🤖 AI Summary
This work addresses the bottleneck in critic model training—its reliance on strong supervised signals—by proposing an online reinforcement learning (RL) framework that eliminates the need for stronger external supervisors. Methodologically, it first identifies and analyzes the degradation of critic discriminability when relying solely on indirect rewards; it then introduces a two-stage RL strategy: (1) prioritizing discriminability enhancement, followed by (2) joint optimization of helpfulness and discriminability. The framework incorporates rule-based direct rewards, indirect feedback rewards, and regularization to enable co-optimization of critic and generator models. Experiments across diverse tasks and models demonstrate consistent improvements: Qwen2.5-7B achieves +9.02% accuracy on in-domain reasoning tasks and +5.70% on cross-domain tasks, validating the effectiveness and generalizability of the approach.
📝 Abstract
Training critiquing language models to assess and provide feedback on model outputs is a promising way to improve LLMs for complex reasoning tasks.
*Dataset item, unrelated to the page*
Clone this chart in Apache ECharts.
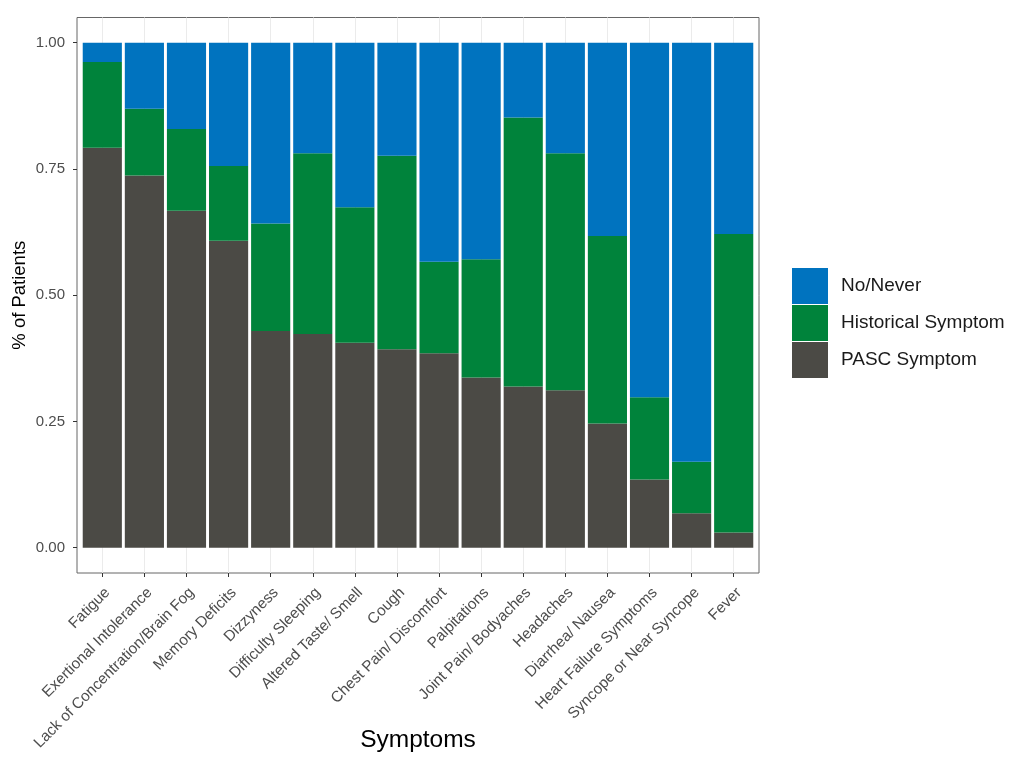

However, existing approaches typically rely on stronger supervisors for annotating critique data. To address this, we propose Critique-RL, an online RL approach for developing critiquing language models without stronger supervision. Our approach operates on a two-player paradigm: the actor generates a response, the critic provides feedback, and the actor refines the response accordingly. We first reveal that relying solely on indirect reward signals from the actor's outputs for RL optimization often leads to unsatisfactory critics: while their helpfulness (i.e., providing constructive feedback) improves, the discriminability (i.e., determining whether a response is high-quality or not) remains poor, resulting in marginal performance gains. To overcome this, Critique-RL adopts a two-stage optimization strategy. In stage I, it reinforces the discriminability of the critic with direct rule-based reward signals; in stage II, it introduces indirect rewards based on actor refinement to improve the critic's helpfulness, while maintaining its discriminability via appropriate regularization. Extensive experiments across various tasks and models show that Critique-RL delivers substantial performance improvements. For example, it achieves a 9.02% gain on in-domain tasks and a 5.70% gain on out-of-domain tasks for Qwen2.5-7B, highlighting its potential.